Não parou por aí o autoincensamento do medalhão. Recordou manifestações da década de 70, como se delas tivesse participado. Não é o que a História registrou. Seu nome não começa a surgir senão no entardecer da ditadura, quase nos anos 80. E não como locomotiva de alguma ideia política, mas como líder sindical e agitador de massas. Se um partido se formou em volta dele foi porque ideólogos e alguns oportunistas se aglomeraram em roda do homem que lhes pareceu representar um bom canal de vulgarização de suas elucubrações para as camadas populares. Sem a matéria prima e o apoio daqueles intelectuais de primeira hora, nosso messias ainda estaria discursando em porta de fábrica.
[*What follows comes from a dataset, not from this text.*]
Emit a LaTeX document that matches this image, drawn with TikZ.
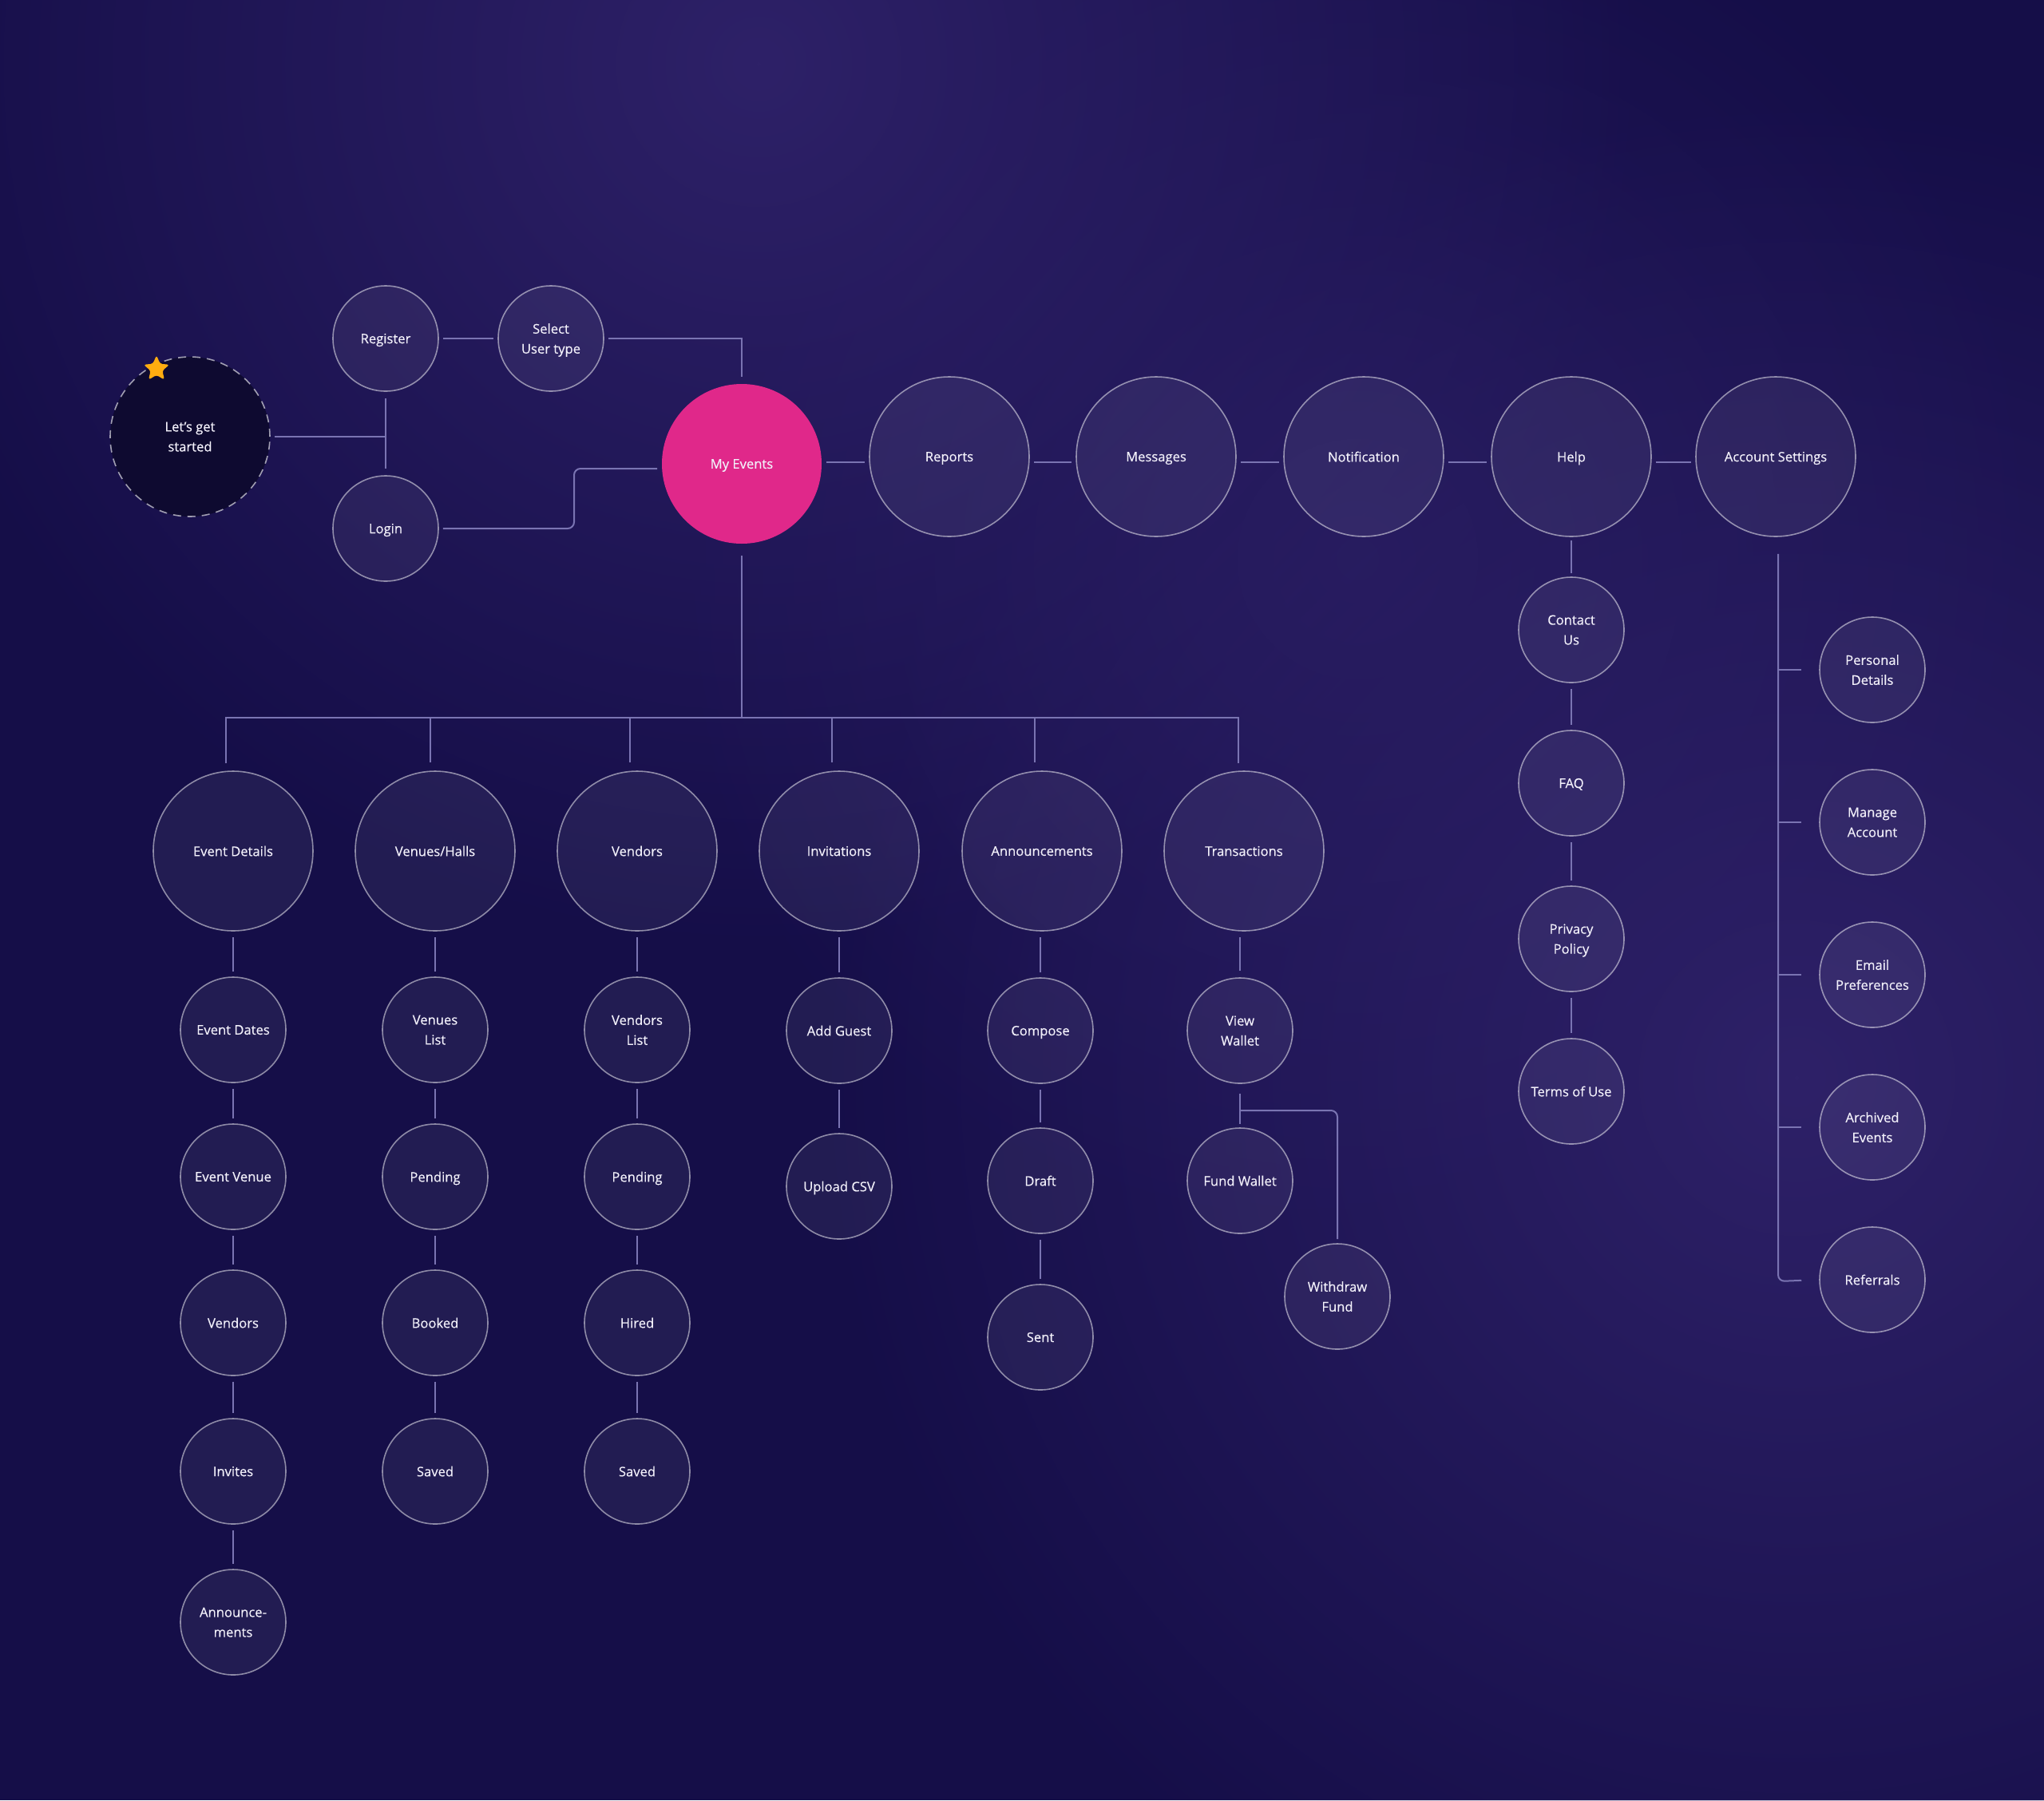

Para coroar, o figurão enfatizou a Assembleia Constituinte, da qual foi deputado de apagada atuação. A menção à Constituição de 1988 tem o intuito evidente de fazer que as novas gerações imaginem que ele tomou parte ativa em sua elaboração. Curiosamente, ele «esqueceu» de dizer que seu partido reprovou a Lei Maior e votou contra ela. Que não venha agora tentar colher louros que não plantou.

STF e mensalão

José Horta Manzano

Finalmente, a presidente desvelou o nome de seu preferido para ocupar a 11a. cadeira do Supremo Tribunal Federal. Cabe agora ao Congresso nacional referendar a concessão da toga ao ungido. Nossos representantes podem até, numa remotíssima hipótese, desautorizar a indicação presidencial e negar assento no STF ao postulante. Com o Congresso que temos, porém, essa conjectura está mais para delírio do que para realidade.

Até pouco tempo atrás, raros brasileiros acompanhavam as atividades do STF. Acredito até que a maioria nem sequer soubesse para que servia esse tribunal, nem quem eram seus componentes. O cidadão comum se interessava pela composição do colegiado do STF tanto quanto se importava com a diretoria do IBGE ou da Embrapa.

Mas… o mensalão perpassou pelo cenário nacional. E o palco para o qual se orientaram todos os holofotes foi justamente o Supremo. Como por acaso, o Brasil descobriu que o regime dispõe de um terceiro (ou seria apenas segundo?) poder, independente e autossuficiente. No ideário do brasileiro médio, o STF passou a exercer o papel que antes cabia à oposição. É a única instância que ousa enfrentar o governo. Aliás, muitos chegam a enxergar em seu atual presidente um sério concorrente a ocupar o Palácio do Planalto.Boi

No Brasil deste século XXI, um Executivo hipertrofiado mascara um Legislativo encolhido, afônico e submisso. O Planalto não se limita a orientar sua maioria no Congresso, mas frequentemente se susbtitui a ela. Sob forma de medidas provisórias, leis importantes são costuradas diretamente no seio do Executivo, passando ao largo de deputados, de senadores e de debate público. Os congressistas têm-se tornado meros referendadores de pacotes já decididos e embrulhados sabe-se lá por quais obscuras camarilhas. Pacotes que já vêm prontos, acabados e com laço de fita.

O 11° ministro do STF começou bem. Constitucionalista de formação, não parece apreciar a atual confusão de papeis. Fiel a Montesquieu, continua achando que decisões políticas devem ser tomadas pelos que foram eleitos para isso. Em resumo, cabe aos legisladores legislar, aos governantes governar, aos magistrados dirimir conflitos. É uma questão de bom-senso, mercadoria assaz escassa no País ultimamente.

Todos se perguntam como se comportará Luís Roberto Barroso com relação ao epílogo do julgamento do mensalão. Tanto pode declarar-se incompetente para interferir num processo que já vai adiantado quanto pode considerar-se apto a apanhar o bonde andando e participar das decisões que estão por vir. O tempo dirá.

Quanto ao mensalão, uma eventual confirmação das condenações não deverá alterar o estado atual das coisas. Muito pelo contrário. Após meses de processo público e ultramidiatizado, o Brasil pensante já formou sua convicção.

Conquanto alguns medalhões petistas tenham sido condenados por crimes vários, num acachapante revés para o principal partido situacionista, a popularidade da presidente não parece ter sofrido. É curioso, mas assim é.

Uma eventual confirmação da condenação, portanto, não deverá alterar o quadro. Já uma atenuação das penas pronunciadas ou ― pior ― a absolvição de condenados pode envenenar a situação e gerar uma onda de indignação, descrédito e revolta. Não seria bom para a atual maioria.

Paradoxalmente, os que se sentem contentes com a maneira pela qual o Brasil vem sendo dirigido nos últimos dez anos devem torcer para que a entronização do novo ministro no STF faça pender a balança no sentido da confirmação das penas.

Se assim acontecer, os condenados terão representado o papel de boi de piranha: sacrifica-se uma meia dúzia para permitir que o grosso da tropa de companheiros atinja incólume a outra margem do rio. Tanto a presidente quanto seu partido conservarão todas as chances de continuar no topo por mais alguns anos.

É melhor entregar os aneis para não perder os dedos.